But they appear to be changed in subtle ways from what's listed on other sites. For example, googling for: Google SRE interview questions inode
returns a few hits, including:
https://www.glassdoor.com/Interview/Linux-system-call-for-in...
which lists the question as "system call for inode data" - which is importantly different from a system call to return an actual inode.
This post says something similar: http://gregbo.livejournal.com/182506.html
"There were some questions I just didn't remember the answers to, such as "What system call gives all the information about an inode?" and "What are the fields in an inode?""
(Argh, the blog post is down, so I can't compare some of the others, but several of them seemed to have been changed in ways that made the question itself seem wrong.)
((Thanks to leetrout below for bopping me on the head with the google cache. Next bit added thanks to said bop.))
Another one: The blog post lists "what is the name of the KILL signal?", but googling for: google sre interview questions kill signal
turns up this post on glassdoor: https://www.glassdoor.com/Interview/site-reliability-enginee...
Which lists the question as "What signal does the "kill" command send by default?"
That matches much more the answer SIGTERM that the interviewer was described as insisting on.

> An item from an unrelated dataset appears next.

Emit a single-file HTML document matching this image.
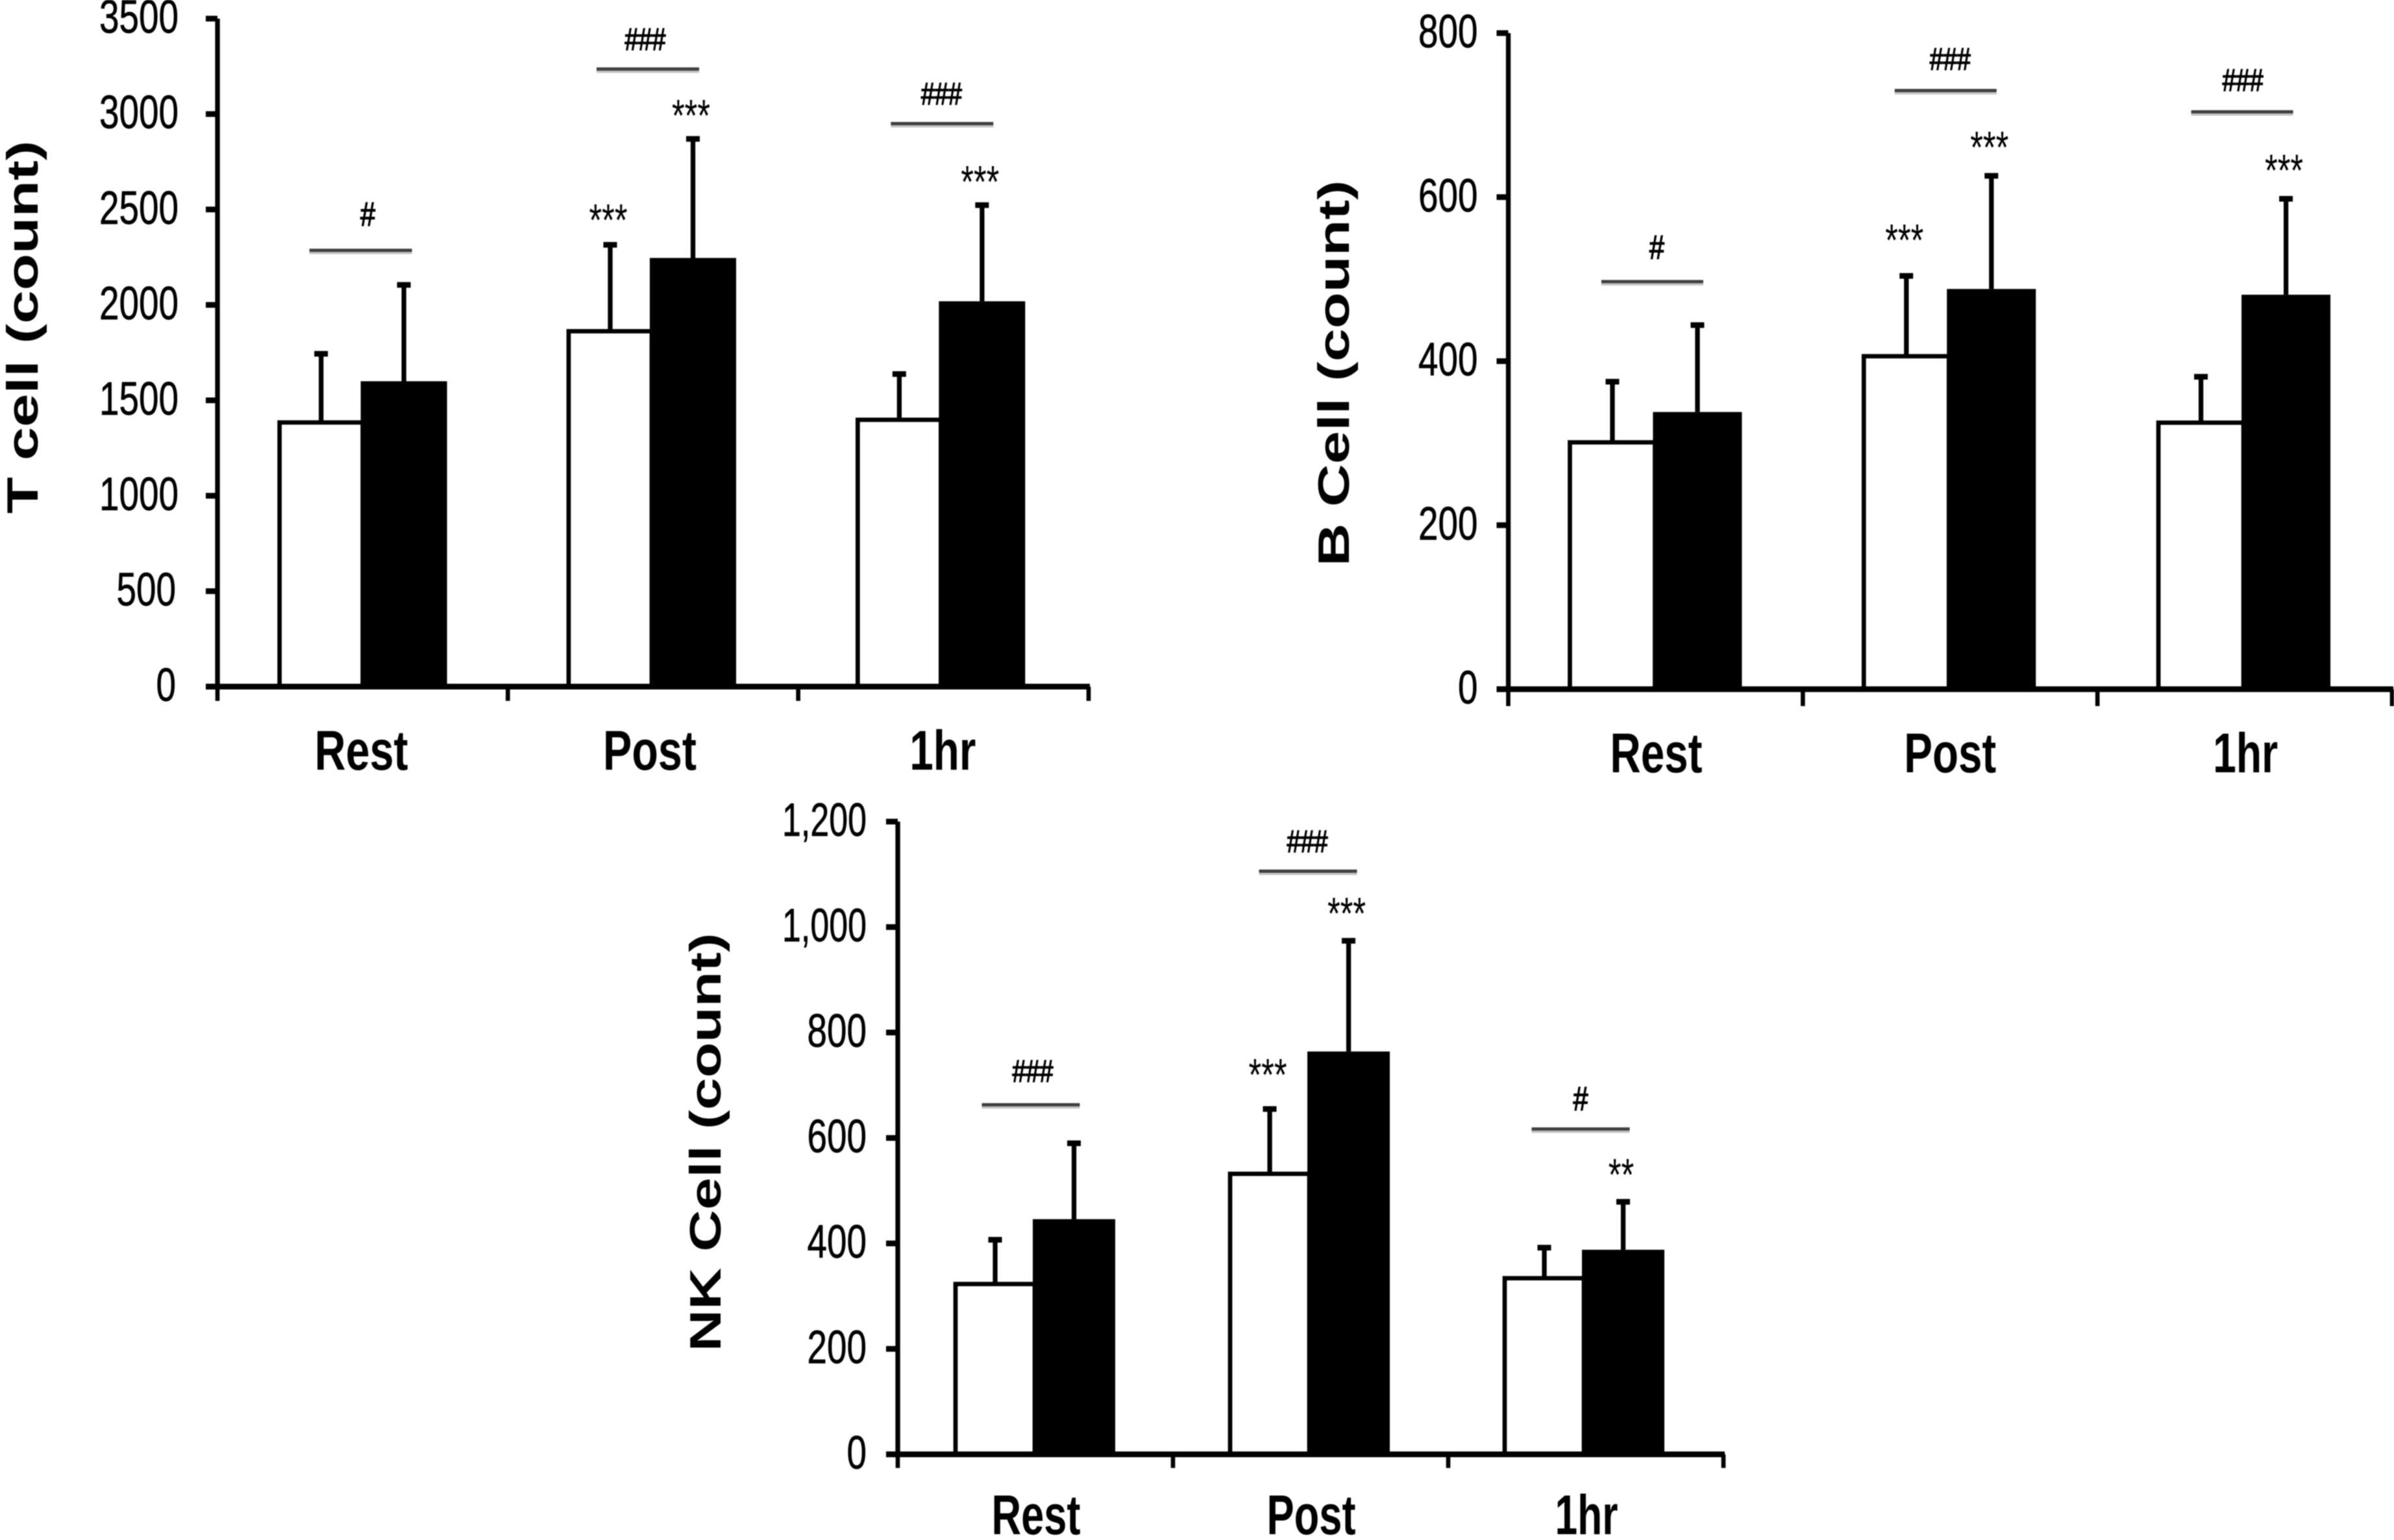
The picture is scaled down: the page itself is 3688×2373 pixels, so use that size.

That suggests a few likely possibilities: (a) The interviewer misread the questions; (b) There was a horrible communication failure between the interviewer and the interviewee; (c) The interviewee failed to actually listen to the questions before answering.
I have no information with which to assign weights to those possibilities, but all of them seem more likely than "the interview questions themselves are actually this horrible" (they're not as broken as the blog post made them out to be. After writing this, I looked.)